Source excerpt:
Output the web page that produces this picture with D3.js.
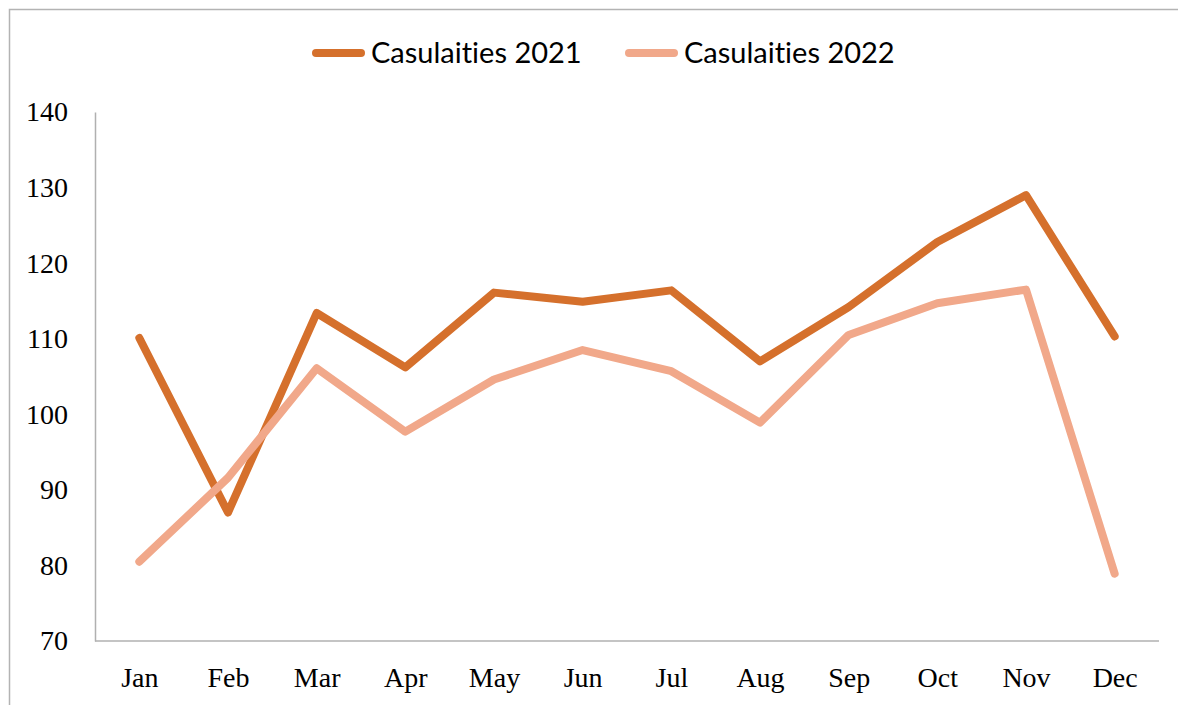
<!DOCTYPE html>
<html>
<head>
<meta charset="utf-8">
<script src="https://cdn.jsdelivr.net/npm/d3@7"></script>
<style>
  html, body { margin: 0; padding: 0; background: #fff; }
  svg { display: block; }
  text { font-variant-ligatures: none; font-feature-settings: "liga" 0; }
</style>
</head>
<body>
<svg id="chart" width="1178" height="705"></svg>
<script>
const months = ["Jan","Feb","Mar","Apr","May","Jun","Jul","Aug","Sep","Oct","Nov","Dec"];
const casualties2021 = [110.1, 87.0, 113.4, 106.2, 116.1, 114.9, 116.4, 107.0, 114.2, 122.8, 129.0, 110.3];
const casualties2022 = [80.5, 91.6, 106.1, 97.7, 104.6, 108.5, 105.7, 98.9, 110.5, 114.7, 116.5, 78.9];
const yTicks = [70, 80, 90, 100, 110, 120, 130, 140];
const seriesNames = ["Casulaities 2021", "Casulaities 2022"];
const seriesColors = ["#d5702c", "#f1a88a"];

const svg = d3.select("#chart");
const W = 1178, H = 705;
const plot = { left: 95, right: 1159, top: 112, bottom: 641 };

// outer border
svg.append("rect")
  .attr("x", 9.5).attr("y", 9.5)
  .attr("width", W + 20).attr("height", H + 20)
  .attr("fill", "#fff").attr("stroke", "#b3b3b3").attr("stroke-width", 1.5);

const x = d3.scalePoint().domain(months).range([plot.left, plot.right]).padding(0.5);
const y = d3.scaleLinear().domain([70, 140]).range([plot.bottom, plot.top]);

// y axis
const yAxis = svg.append("g")
  .attr("transform", `translate(${plot.left},0)`)
  .call(d3.axisLeft(y).tickValues(yTicks).tickSize(0).tickPadding(27).tickFormat(d3.format("d")));
yAxis.select(".domain").attr("stroke", "#b0b0b0").attr("stroke-width", 1.5);
yAxis.selectAll("text")
  .attr("font-family", "'Liberation Serif', serif")
  .attr("font-size", 28).attr("fill", "#000");

// x axis
const xAxis = svg.append("g")
  .attr("transform", `translate(0,${plot.bottom})`)
  .call(d3.axisBottom(x).tickSize(0).tickPadding(26));
xAxis.select(".domain").attr("stroke", "#b0b0b0").attr("stroke-width", 1.5)
  .attr("d", `M${plot.left},0H${plot.right}`);
xAxis.selectAll("text")
  .attr("font-family", "'Liberation Serif', serif")
  .attr("font-size", 28).attr("fill", "#000");

// lines
const line = d3.line().x((d, i) => x(months[i])).y(d => y(d));
[casualties2021, casualties2022].forEach((data, k) => {
  svg.append("path")
    .datum(data)
    .attr("d", line)
    .attr("fill", "none")
    .attr("stroke", seriesColors[k])
    .attr("stroke-width", 8)
    .attr("stroke-linejoin", "round")
    .attr("stroke-linecap", "round");
});

// legend
const legendX = [312, 625];
seriesNames.forEach((name, k) => {
  const g = svg.append("g");
  g.append("line")
    .attr("x1", legendX[k] + 4).attr("x2", legendX[k] + 49)
    .attr("y1", 53).attr("y2", 53)
    .attr("stroke", seriesColors[k]).attr("stroke-width", 8)
    .attr("stroke-linecap", "round");
  g.append("text")
    .attr("x", legendX[k] + 59).attr("y", 63)
    .attr("font-family", "Lato, 'Open Sans', sans-serif")
    .attr("font-size", 29).attr("fill", "#000")
    .text(name);
});
</script>
</body>
</html>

To do: Quote each line of the listing exactly, but leave the pictures out.

Result of the exercise:
Output the web page that produces this picture with D3.js.
<!DOCTYPE html>
<html>
<head>
<meta charset="utf-8">
<script src="https://cdn.jsdelivr.net/npm/d3@7"></script>
<style>
  html, body { margin: 0; padding: 0; background: #fff; }
  svg { display: block; }
  text { font-variant-ligatures: none; font-feature-settings: "liga" 0; }
</style>
</head>
<body>
<svg id="chart" width="1178" height="705"></svg>
<script>
const months = ["Jan","Feb","Mar","Apr","May","Jun","Jul","Aug","Sep","Oct","Nov","Dec"];
const casualties2021 = [110.1, 87.0, 113.4, 106.2, 116.1, 114.9, 116.4, 107.0, 114.2, 122.8, 129.0, 110.3];
const casualties2022 = [80.5, 91.6, 106.1, 97.7, 104.6, 108.5, 105.7, 98.9, 110.5, 114.7, 116.5, 78.9];
const yTicks = [70, 80, 90, 100, 110, 120, 130, 140];
const seriesNames = ["Casulaities 2021", "Casulaities 2022"];
const seriesColors = ["#d5702c", "#f1a88a"];

const svg = d3.select("#chart");
const W = 1178, H = 705;
const plot = { left: 95, right: 1159, top: 112, bottom: 641 };

// outer border
svg.append("rect")
  .attr("x", 9.5).attr("y", 9.5)
  .attr("width", W + 20).attr("height", H + 20)
  .attr("fill", "#fff").attr("stroke", "#b3b3b3").attr("stroke-width", 1.5);

const x = d3.scalePoint().domain(months).range([plot.left, plot.right]).padding(0.5);
const y = d3.scaleLinear().domain([70, 140]).range([plot.bottom, plot.top]);

// y axis
const yAxis = svg.append("g")
  .attr("transform", `translate(${plot.left},0)`)
  .call(d3.axisLeft(y).tickValues(yTicks).tickSize(0).tickPadding(27).tickFormat(d3.format("d")));
yAxis.select(".domain").attr("stroke", "#b0b0b0").attr("stroke-width", 1.5);
yAxis.selectAll("text")
  .attr("font-family", "'Liberation Serif', serif")
  .attr("font-size", 28).attr("fill", "#000");

// x axis
const xAxis = svg.append("g")
  .attr("transform", `translate(0,${plot.bottom})`)
  .call(d3.axisBottom(x).tickSize(0).tickPadding(26));
xAxis.select(".domain").attr("stroke", "#b0b0b0").attr("stroke-width", 1.5)
  .attr("d", `M${plot.left},0H${plot.right}`);
xAxis.selectAll("text")
  .attr("font-family", "'Liberation Serif', serif")
  .attr("font-size", 28).attr("fill", "#000");

// lines
const line = d3.line().x((d, i) => x(months[i])).y(d => y(d));
[casualties2021, casualties2022].forEach((data, k) => {
  svg.append("path")
    .datum(data)
    .attr("d", line)
    .attr("fill", "none")
    .attr("stroke", seriesColors[k])
    .attr("stroke-width", 8)
    .attr("stroke-linejoin", "round")
    .attr("stroke-linecap", "round");
});

// legend
const legendX = [312, 625];
seriesNames.forEach((name, k) => {
  const g = svg.append("g");
  g.append("line")
    .attr("x1", legendX[k] + 4).attr("x2", legendX[k] + 49)
    .attr("y1", 53).attr("y2", 53)
    .attr("stroke", seriesColors[k]).attr("stroke-width", 8)
    .attr("stroke-linecap", "round");
  g.append("text")
    .attr("x", legendX[k] + 59).attr("y", 63)
    .attr("font-family", "Lato, 'Open Sans', sans-serif")
    .attr("font-size", 29).attr("fill", "#000")
    .text(name);
});
</script>
</body>
</html>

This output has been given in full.